-- BEGIN --

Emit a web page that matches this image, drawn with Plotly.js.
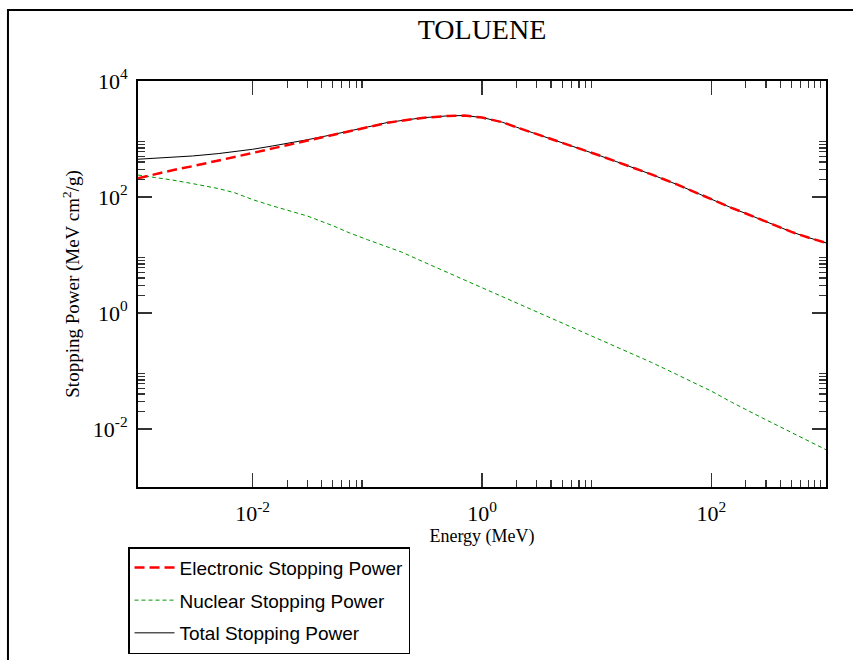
<!DOCTYPE html>
<html>
<head>
<meta charset="utf-8">
<script src="https://cdn.plot.ly/plotly-3.0.1.min.js"></script>
<style>
  html, body { margin: 0; padding: 0; background: #ffffff; }
  #chart { width: 853px; height: 660px; }
</style>
</head>
<body>
<div id="chart"></div>
<script>
// Energy grid (MeV)
const energy = [0.001, 0.0015, 0.002, 0.003, 0.005, 0.007, 0.01, 0.015, 0.02, 0.03, 0.05, 0.07,
  0.1, 0.15, 0.2, 0.3, 0.5, 0.7, 1, 1.5, 2, 3, 5, 7, 10, 15, 20, 30, 50, 70,
  100, 150, 200, 300, 500, 700, 1000];

// Electronic stopping power (MeV cm2/g)
const electronic = [210, 255, 290, 340, 420, 490, 575, 690, 780, 925, 1160, 1335,
  1590, 1914, 2085, 2312, 2500, 2535, 2345, 1950, 1595, 1222, 867, 687,
  540, 405, 330, 245, 165, 124, 90, 65, 52, 38, 25, 20, 16.2];

// Nuclear stopping power (MeV cm2/g)
const nuclear = [239, 214, 196, 170, 140, 118, 90, 70, 59, 47, 32, 24,
  18.4, 13.7, 11.2, 7.8, 5.0, 3.69, 2.66, 1.88, 1.47, 1.04, 0.67, 0.50,
  0.366, 0.258, 0.20, 0.141, 0.087, 0.063, 0.045, 0.029, 0.0215, 0.0144, 0.0087, 0.0062, 0.0044];

// Total stopping power (MeV cm2/g)
const total = [448, 468, 486, 510, 560, 608, 665, 760, 839, 972, 1192, 1359,
  1608, 1928, 2096, 2320, 2505, 2539, 2348, 1952, 1596, 1223, 868, 688,
  540, 405, 330, 245, 165, 124, 90, 65, 52, 38, 25, 20, 16.2];

// Tick labels
const xTickVals = [0.01, 1, 100];
const xTickText = ['10<sup>-2</sup>', '10<sup>0</sup>', '10<sup>2</sup>'];
const yTickVals = [0.01, 1, 100, 10000];
const yTickText = ['10<sup>-2</sup>', '10<sup>0</sup>', '10<sup>2</sup>', '10<sup>4</sup>'];
const minorMultipliers = [2, 3, 4, 5, 6, 7, 8, 9];
const minorDecades = [0.01, 1, 100];

const seriesNames = ['Electronic Stopping Power', 'Nuclear Stopping Power', 'Total Stopping Power'];

const minorVals = [];
minorDecades.forEach(d => minorMultipliers.forEach(m => minorVals.push(m * d)));

const serif = 'Liberation Serif, Times New Roman, serif';
const sans = 'Liberation Sans, Arial, sans-serif';

const traces = [
  {
    x: energy, y: total, type: 'scatter', mode: 'lines', name: seriesNames[2],
    legendgroup: 'g3', legendrank: 3,
    line: { color: '#000000', width: 1 }
  },
  {
    x: energy, y: nuclear, type: 'scatter', mode: 'lines', name: seriesNames[1],
    legendgroup: 'g2', legendrank: 2,
    line: { color: 'rgb(0,150,0)', width: 1, dash: '4px,3px' }
  },
  {
    x: energy, y: electronic, type: 'scatter', mode: 'lines', name: seriesNames[0],
    legendgroup: 'g1', legendrank: 1,
    line: { color: '#ff0000', width: 2.5, dash: '10px,5px' }
  }
];

const axisCommon = {
  type: 'log',
  showline: true, linecolor: '#000000', linewidth: 2, mirror: 'allticks',
  ticks: 'inside', ticklen: 14, tickwidth: 1.5, tickcolor: '#333333',
  showgrid: false, zeroline: false,
  tickmode: 'array',
  tickfont: { family: serif, size: 22, color: '#000000' },
  minor: { tickmode: 'array', tickvals: minorVals, ticks: 'inside', ticklen: 7, tickwidth: 1.2, tickcolor: '#333333', showgrid: false }
};

const layout = {
  width: 853, height: 660,
  paper_bgcolor: '#ffffff', plot_bgcolor: '#ffffff',
  margin: { l: 138, r: 27, t: 81, b: 173, autoexpand: false },
  showlegend: true,
  title: {
    text: 'TOLUENE',
    font: { family: serif, size: 28, color: '#000000' },
    xref: 'paper', x: 0.5, xanchor: 'center',
    yref: 'container', y: 0.956, yanchor: 'middle'
  },
  xaxis: Object.assign({}, axisCommon, {
    range: [-3, 3],
    tickvals: xTickVals, ticktext: xTickText,
    ticklabelstandoff: 6,
    title: { text: 'Energy (MeV)', font: { family: serif, size: 18, color: '#000000' }, standoff: 4 }
  }),
  yaxis: Object.assign({}, axisCommon, {
    range: [-3, 4],
    tickvals: yTickVals, ticktext: yTickText,
    ticklabelstandoff: 4,
    title: { text: 'Stopping Power (MeV cm<sup>2</sup>/g)', font: { family: serif, size: 19, color: '#000000' }, standoff: 8 }
  }),
  legend: {
    x: -0.0145, y: -0.148, xanchor: 'left', yanchor: 'top',
    bgcolor: '#ffffff', bordercolor: '#000000', borderwidth: 1.5,
    font: { family: sans, size: 19, color: '#000000' },
    tracegroupgap: 5, itemwidth: 40
  },
  shapes: [
    {
      type: 'rect', xref: 'paper', yref: 'paper',
      x0: -0.189, x1: 1.06, y0: -0.46, y1: 1.175,
      line: { color: '#000000', width: 2 }, fillcolor: 'rgba(0,0,0,0)', layer: 'below'
    }
  ]
};

Plotly.newPlot('chart', traces, layout, { staticPlot: true, displayModeBar: false });
</script>
</body>
</html>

-- END --

Task to complete - Repeat verbatim all the material, but not the pictures.

Task response -
Emit a web page that matches this image, drawn with Plotly.js.
<!DOCTYPE html>
<html>
<head>
<meta charset="utf-8">
<script src="https://cdn.plot.ly/plotly-3.0.1.min.js"></script>
<style>
  html, body { margin: 0; padding: 0; background: #ffffff; }
  #chart { width: 853px; height: 660px; }
</style>
</head>
<body>
<div id="chart"></div>
<script>
// Energy grid (MeV)
const energy = [0.001, 0.0015, 0.002, 0.003, 0.005, 0.007, 0.01, 0.015, 0.02, 0.03, 0.05, 0.07,
  0.1, 0.15, 0.2, 0.3, 0.5, 0.7, 1, 1.5, 2, 3, 5, 7, 10, 15, 20, 30, 50, 70,
  100, 150, 200, 300, 500, 700, 1000];

// Electronic stopping power (MeV cm2/g)
const electronic = [210, 255, 290, 340, 420, 490, 575, 690, 780, 925, 1160, 1335,
  1590, 1914, 2085, 2312, 2500, 2535, 2345, 1950, 1595, 1222, 867, 687,
  540, 405, 330, 245, 165, 124, 90, 65, 52, 38, 25, 20, 16.2];

// Nuclear stopping power (MeV cm2/g)
const nuclear = [239, 214, 196, 170, 140, 118, 90, 70, 59, 47, 32, 24,
  18.4, 13.7, 11.2, 7.8, 5.0, 3.69, 2.66, 1.88, 1.47, 1.04, 0.67, 0.50,
  0.366, 0.258, 0.20, 0.141, 0.087, 0.063, 0.045, 0.029, 0.0215, 0.0144, 0.0087, 0.0062, 0.0044];

// Total stopping power (MeV cm2/g)
const total = [448, 468, 486, 510, 560, 608, 665, 760, 839, 972, 1192, 1359,
  1608, 1928, 2096, 2320, 2505, 2539, 2348, 1952, 1596, 1223, 868, 688,
  540, 405, 330, 245, 165, 124, 90, 65, 52, 38, 25, 20, 16.2];

// Tick labels
const xTickVals = [0.01, 1, 100];
const xTickText = ['10<sup>-2</sup>', '10<sup>0</sup>', '10<sup>2</sup>'];
const yTickVals = [0.01, 1, 100, 10000];
const yTickText = ['10<sup>-2</sup>', '10<sup>0</sup>', '10<sup>2</sup>', '10<sup>4</sup>'];
const minorMultipliers = [2, 3, 4, 5, 6, 7, 8, 9];
const minorDecades = [0.01, 1, 100];

const seriesNames = ['Electronic Stopping Power', 'Nuclear Stopping Power', 'Total Stopping Power'];

const minorVals = [];
minorDecades.forEach(d => minorMultipliers.forEach(m => minorVals.push(m * d)));

const serif = 'Liberation Serif, Times New Roman, serif';
const sans = 'Liberation Sans, Arial, sans-serif';

const traces = [
  {
    x: energy, y: total, type: 'scatter', mode: 'lines', name: seriesNames[2],
    legendgroup: 'g3', legendrank: 3,
    line: { color: '#000000', width: 1 }
  },
  {
    x: energy, y: nuclear, type: 'scatter', mode: 'lines', name: seriesNames[1],
    legendgroup: 'g2', legendrank: 2,
    line: { color: 'rgb(0,150,0)', width: 1, dash: '4px,3px' }
  },
  {
    x: energy, y: electronic, type: 'scatter', mode: 'lines', name: seriesNames[0],
    legendgroup: 'g1', legendrank: 1,
    line: { color: '#ff0000', width: 2.5, dash: '10px,5px' }
  }
];

const axisCommon = {
  type: 'log',
  showline: true, linecolor: '#000000', linewidth: 2, mirror: 'allticks',
  ticks: 'inside', ticklen: 14, tickwidth: 1.5, tickcolor: '#333333',
  showgrid: false, zeroline: false,
  tickmode: 'array',
  tickfont: { family: serif, size: 22, color: '#000000' },
  minor: { tickmode: 'array', tickvals: minorVals, ticks: 'inside', ticklen: 7, tickwidth: 1.2, tickcolor: '#333333', showgrid: false }
};

const layout = {
  width: 853, height: 660,
  paper_bgcolor: '#ffffff', plot_bgcolor: '#ffffff',
  margin: { l: 138, r: 27, t: 81, b: 173, autoexpand: false },
  showlegend: true,
  title: {
    text: 'TOLUENE',
    font: { family: serif, size: 28, color: '#000000' },
    xref: 'paper', x: 0.5, xanchor: 'center',
    yref: 'container', y: 0.956, yanchor: 'middle'
  },
  xaxis: Object.assign({}, axisCommon, {
    range: [-3, 3],
    tickvals: xTickVals, ticktext: xTickText,
    ticklabelstandoff: 6,
    title: { text: 'Energy (MeV)', font: { family: serif, size: 18, color: '#000000' }, standoff: 4 }
  }),
  yaxis: Object.assign({}, axisCommon, {
    range: [-3, 4],
    tickvals: yTickVals, ticktext: yTickText,
    ticklabelstandoff: 4,
    title: { text: 'Stopping Power (MeV cm<sup>2</sup>/g)', font: { family: serif, size: 19, color: '#000000' }, standoff: 8 }
  }),
  legend: {
    x: -0.0145, y: -0.148, xanchor: 'left', yanchor: 'top',
    bgcolor: '#ffffff', bordercolor: '#000000', borderwidth: 1.5,
    font: { family: sans, size: 19, color: '#000000' },
    tracegroupgap: 5, itemwidth: 40
  },
  shapes: [
    {
      type: 'rect', xref: 'paper', yref: 'paper',
      x0: -0.189, x1: 1.06, y0: -0.46, y1: 1.175,
      line: { color: '#000000', width: 2 }, fillcolor: 'rgba(0,0,0,0)', layer: 'below'
    }
  ]
};

Plotly.newPlot('chart', traces, layout, { staticPlot: true, displayModeBar: false });
</script>
</body>
</html>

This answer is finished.